Oh, my! I agree! Here I struggle in the limited space I have to have a very small, but serious HO layout, and you people have to go and do something like THAT! Full speed? and they stayed onthe track? shows you just how “full speed” Tycos are- grinding along! C’mon Todd…lets start our own serious forum…
Oh my! I FEEL your pain brother! TYCO’s??? even, I with a cheap low-life budget would never think of running those!
Oh, I HAD to read beyond that line…especially to see what “fun” on his serious-all-the-best-layout had to it! I thought having a good layout onto which to have fun was what this hobby was all about! BUt to run Tyco’s at full speed! Even in my childhood I never woulda thunk it!
{To the OP SUrely you know we jest as I assume you were about “childhood fun”}
Okay, now I feel vindicated about re-staging the famous train wreck scene from UNION PACIFIC where a water tower is knocked over on a speeding train, LOL! I used my old AHM V&T “Inyo” and some old AHM 1860 rolling stock and ‘let fly’ for my nephew, a couple of years ago.

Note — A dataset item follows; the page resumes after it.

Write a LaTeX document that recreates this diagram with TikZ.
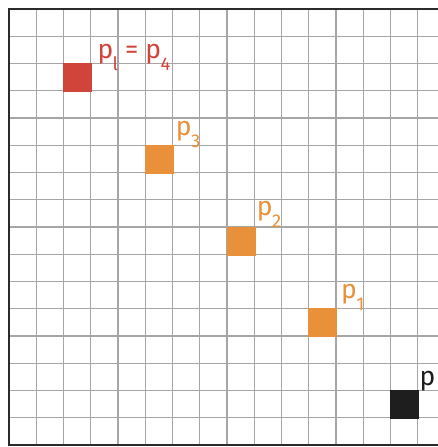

The water tower hit the locomotive, bounced off and the train just barrelled on through. My nephew gave me a very baleful look and said, “It didn’t happen that way in the movie, Unc.”
Obviously, you did read enough to get the gist of his post as his track work was mentioned half way through, and not in the context with which you restate it.
He didn’t say any of his stuff was better than yours so lighten up and realize he stated it to contrast how people with ‘expensive’ and ‘best’ equipment generally don’t treat it like toys, yet he had such items available to relive his younger years.
So… jealous much, or just woe-is-you?
OP… sometimes you just have to act silly to stay sane
I have an old tyco loco sitting on the shelf beside me. It’s about 35 years old and hasn’t been run in 31 years. You’ve got my curiosity up but I’d have to get a DC source. I’d also need a couple of bands for the traction tires. Any reliable sources for them?
Ok only problem with that scenario about letting your self be a kid again is first you have to grow up and be a serious adult and I totally refuse to join that club ah ha no way not me…
Okay, I get the Dimitredon chasing the giant spiders (I would too, if I were any kind of self-respecting Paleozoic lizard), but what in the Holy Heck is that thing clinging to the inner roof of the cattle car? Looks like a giant snail that came out of that wonderful B-movie THE MONSTER THAT CHALLENGED THE WORLD.
Sounds like fun, I mean even the Gorre and Daphitid had a Stegasaurus as a switcher in the yard. [8D] Couldn’t get her to use the ash pit though. [(-D]
You know whats funny, I think I had just as much fun as a kid in the 70’s with my Athearn blue box BN U28 and Tyco rolling stock as I do today with my Bachmann Spectrum with Tsunami controlled by DCC.
It took me a while. I’d like to think I would have thought of a giant snail. But alas, it is part of the landscape framed by the tapir in the cattle car.